§ **Work instructions**:
Copy out the lines that include the word "source".

§ **Material provided**:
+++
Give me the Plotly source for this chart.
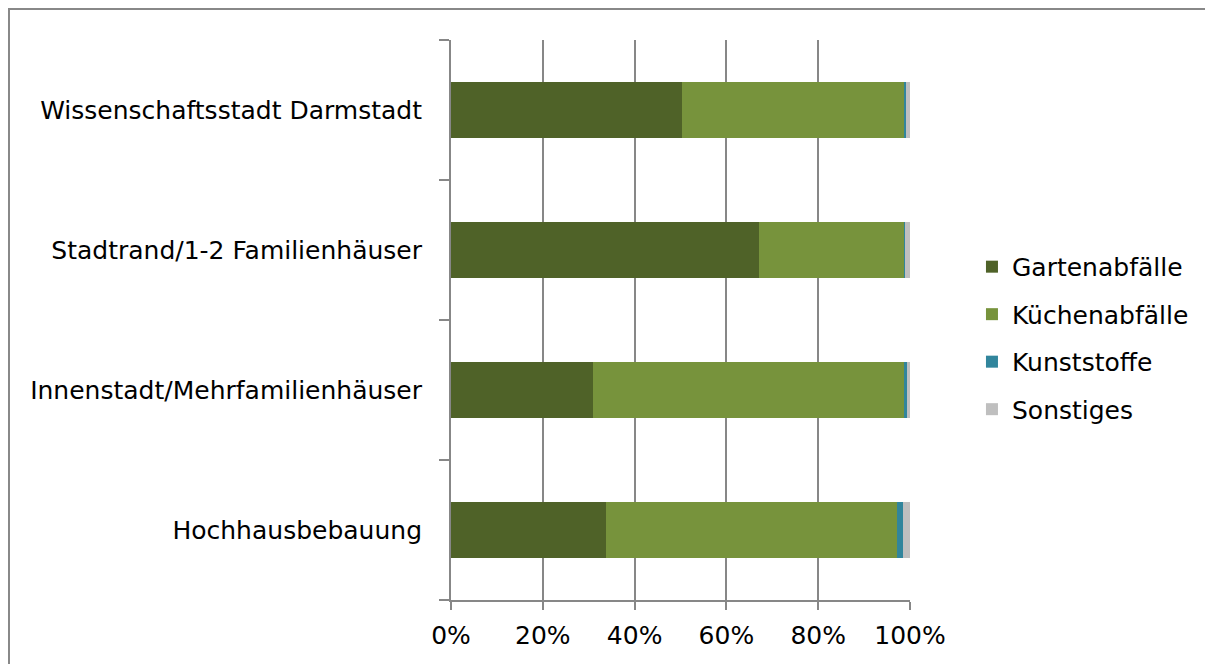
+++
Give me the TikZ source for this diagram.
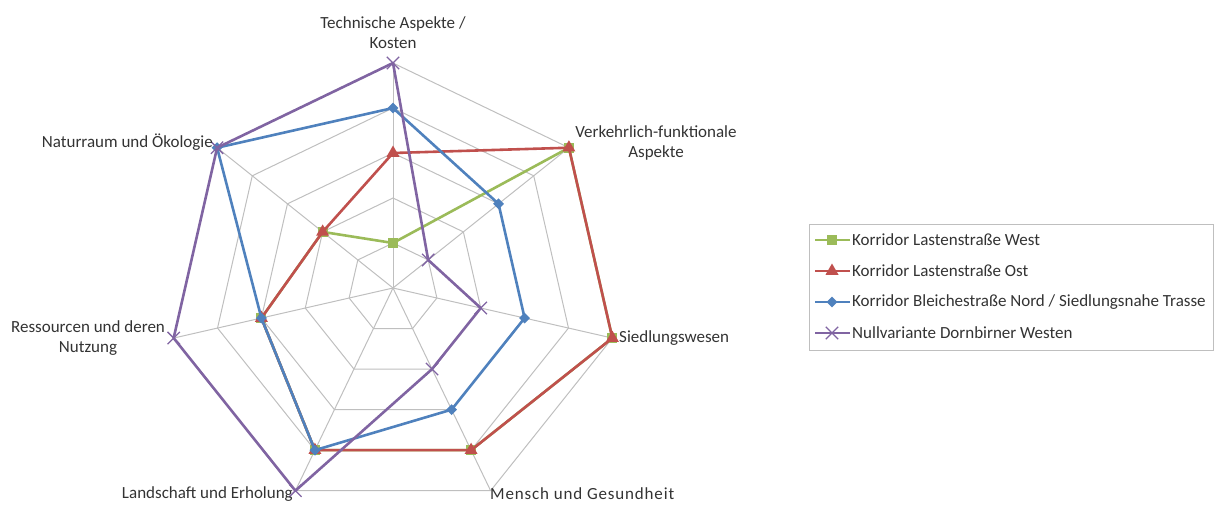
+++
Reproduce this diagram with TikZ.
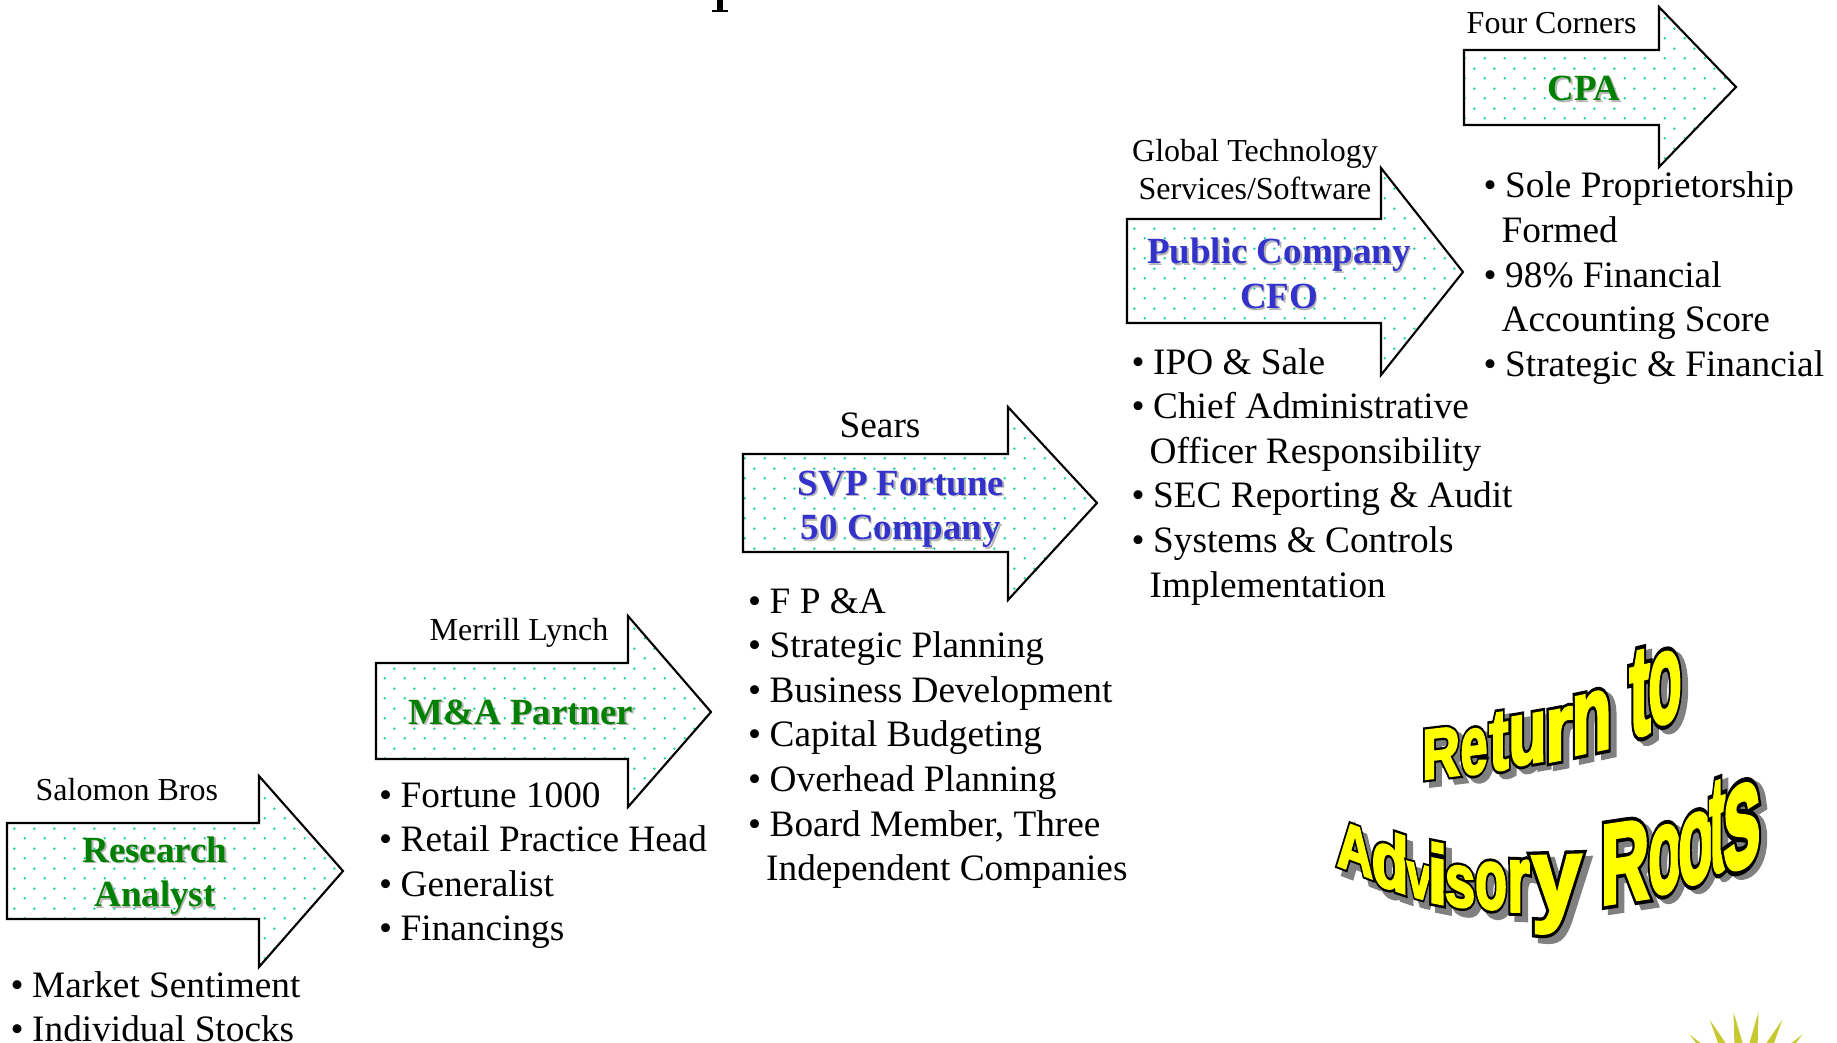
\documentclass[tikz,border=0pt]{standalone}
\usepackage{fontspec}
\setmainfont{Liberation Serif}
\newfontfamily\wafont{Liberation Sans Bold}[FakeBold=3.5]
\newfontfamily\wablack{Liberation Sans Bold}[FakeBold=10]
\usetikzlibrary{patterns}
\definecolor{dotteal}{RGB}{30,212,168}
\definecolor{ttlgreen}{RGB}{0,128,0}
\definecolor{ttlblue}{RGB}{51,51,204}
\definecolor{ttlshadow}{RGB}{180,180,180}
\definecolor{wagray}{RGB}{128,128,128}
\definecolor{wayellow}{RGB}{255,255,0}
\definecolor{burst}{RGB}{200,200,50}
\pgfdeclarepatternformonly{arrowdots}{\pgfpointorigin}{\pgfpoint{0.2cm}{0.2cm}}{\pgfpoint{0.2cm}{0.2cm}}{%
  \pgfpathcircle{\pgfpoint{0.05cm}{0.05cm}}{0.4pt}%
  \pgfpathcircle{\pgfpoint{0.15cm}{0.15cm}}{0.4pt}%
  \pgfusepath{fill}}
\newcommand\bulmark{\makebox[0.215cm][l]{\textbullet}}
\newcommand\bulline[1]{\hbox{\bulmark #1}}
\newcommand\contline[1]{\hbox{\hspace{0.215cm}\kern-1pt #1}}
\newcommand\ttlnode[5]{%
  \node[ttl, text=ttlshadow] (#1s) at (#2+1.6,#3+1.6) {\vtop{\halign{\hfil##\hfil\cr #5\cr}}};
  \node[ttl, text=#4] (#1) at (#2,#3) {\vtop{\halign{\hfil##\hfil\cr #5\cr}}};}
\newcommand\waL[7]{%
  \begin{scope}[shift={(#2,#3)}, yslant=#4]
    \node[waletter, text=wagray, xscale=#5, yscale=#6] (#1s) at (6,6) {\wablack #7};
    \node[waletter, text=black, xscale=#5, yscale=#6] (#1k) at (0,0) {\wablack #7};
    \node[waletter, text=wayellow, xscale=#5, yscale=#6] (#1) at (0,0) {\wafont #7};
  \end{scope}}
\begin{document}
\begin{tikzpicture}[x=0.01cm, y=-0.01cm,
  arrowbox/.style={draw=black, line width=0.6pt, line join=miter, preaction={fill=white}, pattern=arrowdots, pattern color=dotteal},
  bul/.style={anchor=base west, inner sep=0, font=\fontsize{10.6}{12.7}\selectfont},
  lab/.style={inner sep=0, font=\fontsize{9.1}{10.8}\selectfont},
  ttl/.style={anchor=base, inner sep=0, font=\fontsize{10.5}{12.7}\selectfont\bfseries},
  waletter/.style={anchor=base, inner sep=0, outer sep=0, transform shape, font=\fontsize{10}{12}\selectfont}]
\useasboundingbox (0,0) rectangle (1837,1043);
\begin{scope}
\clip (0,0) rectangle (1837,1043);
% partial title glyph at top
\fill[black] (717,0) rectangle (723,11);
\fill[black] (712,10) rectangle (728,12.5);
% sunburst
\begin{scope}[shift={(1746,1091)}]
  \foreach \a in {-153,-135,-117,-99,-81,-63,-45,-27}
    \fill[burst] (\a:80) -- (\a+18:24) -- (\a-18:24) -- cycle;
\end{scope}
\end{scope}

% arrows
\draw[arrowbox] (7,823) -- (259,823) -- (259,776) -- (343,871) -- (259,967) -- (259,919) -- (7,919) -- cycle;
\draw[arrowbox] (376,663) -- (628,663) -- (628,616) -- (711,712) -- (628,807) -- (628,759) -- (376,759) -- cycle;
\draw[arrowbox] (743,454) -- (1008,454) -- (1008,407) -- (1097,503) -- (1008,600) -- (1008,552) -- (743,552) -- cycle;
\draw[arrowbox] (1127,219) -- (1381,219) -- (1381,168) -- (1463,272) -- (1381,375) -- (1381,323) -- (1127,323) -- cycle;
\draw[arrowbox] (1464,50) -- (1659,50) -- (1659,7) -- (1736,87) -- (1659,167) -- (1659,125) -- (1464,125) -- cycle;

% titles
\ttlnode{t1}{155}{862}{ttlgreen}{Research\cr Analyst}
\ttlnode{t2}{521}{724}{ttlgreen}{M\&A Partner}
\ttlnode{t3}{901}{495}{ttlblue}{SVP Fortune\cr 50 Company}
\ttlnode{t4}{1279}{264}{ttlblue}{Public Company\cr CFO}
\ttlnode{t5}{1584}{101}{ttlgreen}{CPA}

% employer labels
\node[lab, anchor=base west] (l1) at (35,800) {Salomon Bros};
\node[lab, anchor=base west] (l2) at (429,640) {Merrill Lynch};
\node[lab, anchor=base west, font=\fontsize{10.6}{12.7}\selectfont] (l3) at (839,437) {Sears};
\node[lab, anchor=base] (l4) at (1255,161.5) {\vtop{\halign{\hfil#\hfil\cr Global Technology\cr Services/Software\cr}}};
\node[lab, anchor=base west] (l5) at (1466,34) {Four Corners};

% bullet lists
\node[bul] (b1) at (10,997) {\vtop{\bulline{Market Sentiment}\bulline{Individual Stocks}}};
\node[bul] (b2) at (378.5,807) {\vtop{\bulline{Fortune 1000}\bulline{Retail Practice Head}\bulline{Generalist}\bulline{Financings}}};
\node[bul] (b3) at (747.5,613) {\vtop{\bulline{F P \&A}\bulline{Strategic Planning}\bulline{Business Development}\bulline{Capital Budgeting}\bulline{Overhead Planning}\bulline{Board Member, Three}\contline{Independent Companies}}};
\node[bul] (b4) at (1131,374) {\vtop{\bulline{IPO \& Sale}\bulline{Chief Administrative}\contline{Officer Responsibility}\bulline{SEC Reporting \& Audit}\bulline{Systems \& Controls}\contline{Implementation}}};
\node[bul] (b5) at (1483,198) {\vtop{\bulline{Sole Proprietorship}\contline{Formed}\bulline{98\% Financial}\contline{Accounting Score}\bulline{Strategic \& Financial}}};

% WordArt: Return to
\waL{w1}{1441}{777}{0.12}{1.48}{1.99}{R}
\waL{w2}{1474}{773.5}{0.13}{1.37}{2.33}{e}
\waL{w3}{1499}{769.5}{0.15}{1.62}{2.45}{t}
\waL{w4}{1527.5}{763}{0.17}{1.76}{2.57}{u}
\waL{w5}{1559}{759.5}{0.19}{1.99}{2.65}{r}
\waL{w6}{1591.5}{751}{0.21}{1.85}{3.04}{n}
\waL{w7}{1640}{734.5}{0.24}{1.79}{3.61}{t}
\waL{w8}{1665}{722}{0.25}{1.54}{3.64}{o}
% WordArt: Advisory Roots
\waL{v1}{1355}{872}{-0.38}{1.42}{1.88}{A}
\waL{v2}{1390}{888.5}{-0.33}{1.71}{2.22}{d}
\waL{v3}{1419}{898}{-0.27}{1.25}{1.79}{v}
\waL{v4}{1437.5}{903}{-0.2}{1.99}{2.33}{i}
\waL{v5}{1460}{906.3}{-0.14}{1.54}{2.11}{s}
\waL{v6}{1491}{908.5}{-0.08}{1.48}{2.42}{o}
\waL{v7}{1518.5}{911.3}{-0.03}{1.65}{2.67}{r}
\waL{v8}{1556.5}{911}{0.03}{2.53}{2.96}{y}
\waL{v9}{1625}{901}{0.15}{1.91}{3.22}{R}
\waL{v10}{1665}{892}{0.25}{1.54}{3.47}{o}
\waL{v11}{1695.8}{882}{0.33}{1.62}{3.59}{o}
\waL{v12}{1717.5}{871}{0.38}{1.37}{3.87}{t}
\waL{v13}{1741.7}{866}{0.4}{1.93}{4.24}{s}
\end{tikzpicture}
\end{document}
+++
§ **Exercise solution**:
Give me the Plotly source for this chart.
Give me the TikZ source for this diagram.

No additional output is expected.